At the end of each election, countless hours are spent carefully sorting and counting ballots at designated stations until a winner is declared. Often recounts occur which increases the exhaustive nature of the exercise.

Despite the recommendations of international observers that both the voting and ballot counting processes be modernised using technology, no changes are imminent in Antigua and Barbuda.

Chairman of the Antigua and Barbuda Electoral Commission (ABEC), John Jarvis, said the existing culture in the country makes it difficult for changes to be made and he has predicted that the introduction of electronic voting and ballot counting are unlikely in the near future.

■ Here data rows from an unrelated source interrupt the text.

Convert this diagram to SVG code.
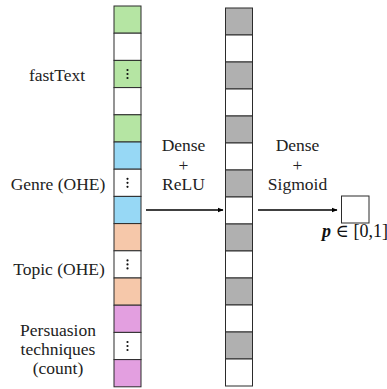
<svg xmlns="http://www.w3.org/2000/svg" width="387" height="389" viewBox="0 0 387 389">
  <style>
    .cell { stroke: #2b2b2b; stroke-width: 1; }
    .g { fill: #b5e5a3; }
    .b { fill: #97d8f5; }
    .o { fill: #f6c8aa; }
    .p { fill: #e39fe0; }
    .w { fill: #ffffff; }
    .k { fill: #b0b0b0; }
    text { font-family: "Liberation Serif", "Times New Roman", Times, "DejaVu Serif", serif; }
    .lbl { font-size: 17.5px; fill: #222; text-anchor: middle; }
    .dot { fill: #111; }
    .edge { stroke: #000; stroke-width: 1.3; fill: none; marker-end: url(#arr); }
  </style>
  <defs>
    <marker id="arr" viewBox="0 0 10 10" refX="9" refY="5" markerWidth="6" markerHeight="6" markerUnits="userSpaceOnUse" orient="auto">
      <path d="M0,1 L10,5 L0,9 z" fill="#000"/>
    </marker>
    <g id="vdots">
      <circle class="dot" cx="0" cy="-4" r="1.1"/>
      <circle class="dot" cx="0" cy="0" r="1.1"/>
      <circle class="dot" cx="0" cy="4" r="1.1"/>
    </g>
  </defs>
  <rect width="387" height="389" fill="#fff"/>

  <!-- input feature vector -->
  <g id="input">
    <g id="fasttext">
      <rect class="cell g" x="114" y="6" width="27" height="27.2"/>
      <rect class="cell w" x="114" y="33.2" width="27" height="27.2"/>
      <rect class="cell g" x="114" y="60.4" width="27" height="27.2"/>
      <use href="#vdots" x="127.5" y="74"/>
      <rect class="cell w" x="114" y="87.6" width="27" height="27.2"/>
      <rect class="cell g" x="114" y="114.8" width="27" height="27.2"/>
      <text class="lbl" x="57" y="81">fastText</text>
    </g>
    <g id="genre">
      <rect class="cell b" x="114" y="142" width="27" height="27.2"/>
      <rect class="cell w" x="114" y="169.2" width="27" height="27.2"/>
      <use href="#vdots" x="127.5" y="182.8"/>
      <rect class="cell b" x="114" y="196.4" width="27" height="27.2"/>
      <text class="lbl" x="58" y="190">Genre (OHE)</text>
    </g>
    <g id="topic">
      <rect class="cell o" x="114" y="223.6" width="27" height="27.2"/>
      <rect class="cell w" x="114" y="250.8" width="27" height="27.2"/>
      <use href="#vdots" x="127.5" y="264.4"/>
      <rect class="cell o" x="114" y="278" width="27" height="27.2"/>
      <text class="lbl" x="59" y="275">Topic (OHE)</text>
    </g>
    <g id="persuasion">
      <rect class="cell p" x="114" y="305.2" width="27" height="27.2"/>
      <rect class="cell w" x="114" y="332.4" width="27" height="27.2"/>
      <use href="#vdots" x="127.5" y="346"/>
      <rect class="cell p" x="114" y="359.6" width="27" height="27.2"/>
      <text class="lbl" x="58" y="336">Persuasion</text>
      <text class="lbl" x="58" y="355">techniques</text>
      <text class="lbl" x="58" y="374">(count)</text>
    </g>
  </g>

  <!-- hidden layer -->
  <g id="hidden">
    <rect class="cell k" x="225.5" y="8" width="27" height="27"/>
    <rect class="cell w" x="225.5" y="35" width="27" height="27"/>
    <rect class="cell k" x="225.5" y="62" width="27" height="27"/>
    <rect class="cell w" x="225.5" y="89" width="27" height="27"/>
    <rect class="cell k" x="225.5" y="116" width="27" height="27"/>
    <rect class="cell w" x="225.5" y="143" width="27" height="27"/>
    <rect class="cell k" x="225.5" y="170" width="27" height="27"/>
    <rect class="cell w" x="225.5" y="197" width="27" height="27"/>
    <rect class="cell k" x="225.5" y="224" width="27" height="27"/>
    <rect class="cell w" x="225.5" y="251" width="27" height="27"/>
    <rect class="cell k" x="225.5" y="278" width="27" height="27"/>
    <rect class="cell w" x="225.5" y="305" width="27" height="27"/>
    <rect class="cell k" x="225.5" y="332" width="27" height="27"/>
    <rect class="cell w" x="225.5" y="359" width="27" height="27"/>
  </g>

  <!-- output unit -->
  <g id="output">
    <rect class="cell w" x="341.5" y="196" width="27.5" height="27"/>
    <text x="355" y="236.5" font-size="18" fill="#111" text-anchor="middle"><tspan font-style="italic" font-weight="bold">p</tspan> ∈ [0,1]</text>
  </g>

  <!-- connectors -->
  <g id="connectors">
    <line class="edge" x1="146" y1="210" x2="223" y2="210"/>
    <line class="edge" x1="258" y1="210" x2="337" y2="210"/>
    <g id="lbl-relu">
      <text class="lbl" x="183.5" y="150.5">Dense</text>
      <text class="lbl" x="183.5" y="171">+</text>
      <text class="lbl" x="183.5" y="190">ReLU</text>
    </g>
    <g id="lbl-sigmoid">
      <text class="lbl" x="297.5" y="150.5">Dense</text>
      <text class="lbl" x="297.5" y="171">+</text>
      <text class="lbl" x="297.5" y="190">Sigmoid</text>
    </g>
  </g>
</svg>
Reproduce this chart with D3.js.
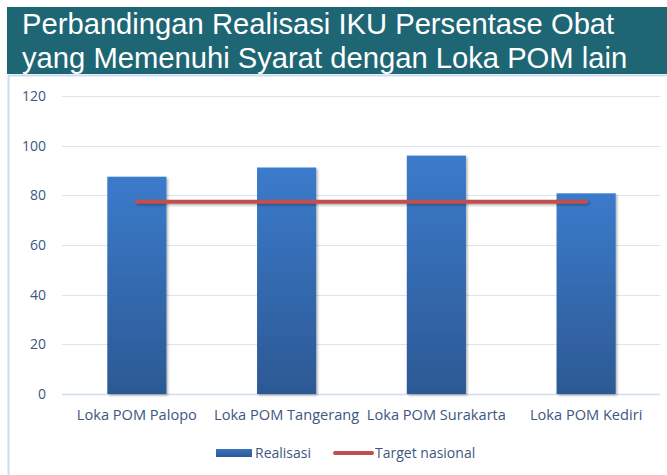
<!DOCTYPE html>
<html>
<head>
<meta charset="utf-8">
<script src="https://cdn.jsdelivr.net/npm/d3@7"></script>
<style>
  html, body { margin: 0; padding: 0; background: #fff; }
  svg { display: block; }
  .tick-label { font-family: "Open Sans", sans-serif; font-size: 14px; fill: #3d5780; }
  .cat-label { font-size: 14.6px; }
  .title { font-family: "Liberation Sans", Arial, sans-serif; font-size: 29.2px; fill: #fff; }
</style>
</head>
<body>
<svg id="chart" width="667" height="475"></svg>
<script>
// Data
const categories = ['Loka POM Palopo', 'Loka POM Tangerang', 'Loka POM Surakarta', 'Loka POM Kediri'];
const realisasi = [87.5, 91.2, 96.0, 80.8];
const target = [77.4, 77.4, 77.4, 77.4];
const yTicks = [0, 20, 40, 60, 80, 100, 120];
const titleLines = ['Perbandingan Realisasi IKU Persentase Obat', 'yang Memenuhi Syarat dengan Loka POM lain'];
const legendItems = ['Realisasi', 'Target nasional'];

const svg = d3.select('#chart');

// Frame + title band
svg.append('rect')
  .attr('x', 7).attr('y', 7).attr('width', 660).attr('height', 67)
  .attr('fill', '#1f6674');
svg.append('line')
  .attr('x1', 8).attr('x2', 667).attr('y1', 75.5).attr('y2', 75.5)
  .attr('stroke', '#c9dcf1').attr('stroke-width', 2);
svg.append('line')
  .attr('x1', 8.5).attr('x2', 8.5).attr('y1', 75).attr('y2', 475)
  .attr('stroke', '#c9dcf1').attr('stroke-width', 2);

svg.selectAll('.title')
  .data(titleLines)
  .enter().append('text')
  .attr('class', 'title')
  .attr('x', 22)
  .attr('y', (d, i) => 34 + i * 34)
  .text((d) => d);

// Scales
const x = d3.scaleBand()
  .domain(categories)
  .range([62, 661])
  .paddingInner(0.605)
  .paddingOuter(0.3025);

const y = d3.scaleLinear()
  .domain([0, 120])
  .range([394, 96]);

// Gradient + shadow
const defs = svg.append('defs');
const grad = defs.append('linearGradient')
  .attr('id', 'barGrad')
  .attr('x1', 0).attr('y1', 0).attr('x2', 0).attr('y2', 1);
grad.append('stop').attr('offset', '0%').attr('stop-color', '#3b7bcb');
grad.append('stop').attr('offset', '100%').attr('stop-color', '#2c5994');

const legendGrad = defs.append('linearGradient')
  .attr('id', 'legendGrad')
  .attr('x1', 0).attr('y1', 0).attr('x2', 0).attr('y2', 1);
legendGrad.append('stop').attr('offset', '0%').attr('stop-color', '#3873be');
legendGrad.append('stop').attr('offset', '100%').attr('stop-color', '#2c5994');

const shadow = defs.append('filter')
  .attr('id', 'shadow')
  .attr('filterUnits', 'userSpaceOnUse')
  .attr('x', 0).attr('y', 0).attr('width', 667).attr('height', 475);
shadow.append('feDropShadow')
  .attr('dx', 1.5).attr('dy', 1.5).attr('stdDeviation', 1.2)
  .attr('flood-color', '#000').attr('flood-opacity', 0.3);

// Gridlines
svg.append('g')
  .selectAll('line')
  .data(yTicks)
  .enter().append('line')
  .attr('x1', 62).attr('x2', 660)
  .attr('y1', (d) => Math.round(y(d)) + 0.5)
  .attr('y2', (d) => Math.round(y(d)) + 0.5)
  .attr('stroke', (d) => (d === 0 ? '#d0def0' : '#dbe5f2'))
  .attr('stroke-width', (d) => (d === 0 ? 1.5 : 1.2));

// Y axis labels
svg.append('g')
  .selectAll('text')
  .data(yTicks)
  .enter().append('text')
  .attr('class', 'tick-label')
  .attr('x', 46)
  .attr('y', (d) => y(d))
  .attr('dy', '0.35em')
  .attr('text-anchor', 'end')
  .text((d) => d);

// Bars
svg.append('g')
  .selectAll('rect')
  .data(realisasi)
  .enter().append('rect')
  .attr('x', (d, i) => x(categories[i]))
  .attr('y', (d) => y(d))
  .attr('width', x.bandwidth())
  .attr('height', (d) => y(0) - y(d))
  .attr('fill', 'url(#barGrad)')
  .attr('filter', 'url(#shadow)');

// Target line
const line = d3.line()
  .x((d, i) => x(categories[i]) + x.bandwidth() / 2)
  .y((d) => y(d));
svg.append('path')
  .datum(target)
  .attr('d', line)
  .attr('fill', 'none')
  .attr('stroke', '#c0504d')
  .attr('stroke-width', 4)
  .attr('stroke-linecap', 'round')
  .attr('filter', 'url(#shadow)');

// Category labels
svg.append('g')
  .selectAll('text')
  .data(categories)
  .enter().append('text')
  .attr('class', 'tick-label cat-label')
  .attr('x', (d) => x(d) + x.bandwidth() / 2)
  .attr('y', 420)
  .attr('text-anchor', 'middle')
  .text((d) => d);

// Legend
const legend = svg.append('g');
legend.append('rect')
  .attr('x', 216).attr('y', 449).attr('width', 36).attr('height', 8)
  .attr('fill', 'url(#legendGrad)');
legend.append('text')
  .attr('class', 'tick-label')
  .attr('x', 255).attr('y', 453).attr('dy', '0.35em')
  .text(legendItems[0]);
legend.append('line')
  .attr('x1', 335).attr('x2', 372).attr('y1', 453).attr('y2', 453)
  .attr('stroke', '#c0504d').attr('stroke-width', 4)
  .attr('stroke-linecap', 'round');
legend.append('text')
  .attr('class', 'tick-label')
  .attr('x', 375).attr('y', 453).attr('dy', '0.35em')
  .text(legendItems[1]);
</script>
</body>
</html>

“The psyche of the Antiguan public [is] we don’t trust each other when it comes to elections. Some of us are mortally afraid of the technology, so it’s going to take the youngsters coming up to lead the charge in this regard,” Jarvis stated.

“Waiting up until 7 o’ clock the following morning to hear a result in a constituency is no easy task, and this time around, it will be later because of the system that presently exists,” the ABEC chairman said.

Meanwhile, Supervisor of Elections, Dame Lorna Simon, believes counting ballots at polling stations instead of transferring ballot boxes to specific locations to be counted should be the first change implemented.

This suggestion has been advanced by ABEC in the past, however it has not been adopted.

ABEC’s spokesman, Ian Huges, told Pointe Xpress earlier this month that this change would require changes to the laws which cover the conduct of elections.

Both the ABEC chairman and supervisor of elections are optimistic, however, changes will eventually be made to the electoral system as public education campaigns continue and through the passage of legislation.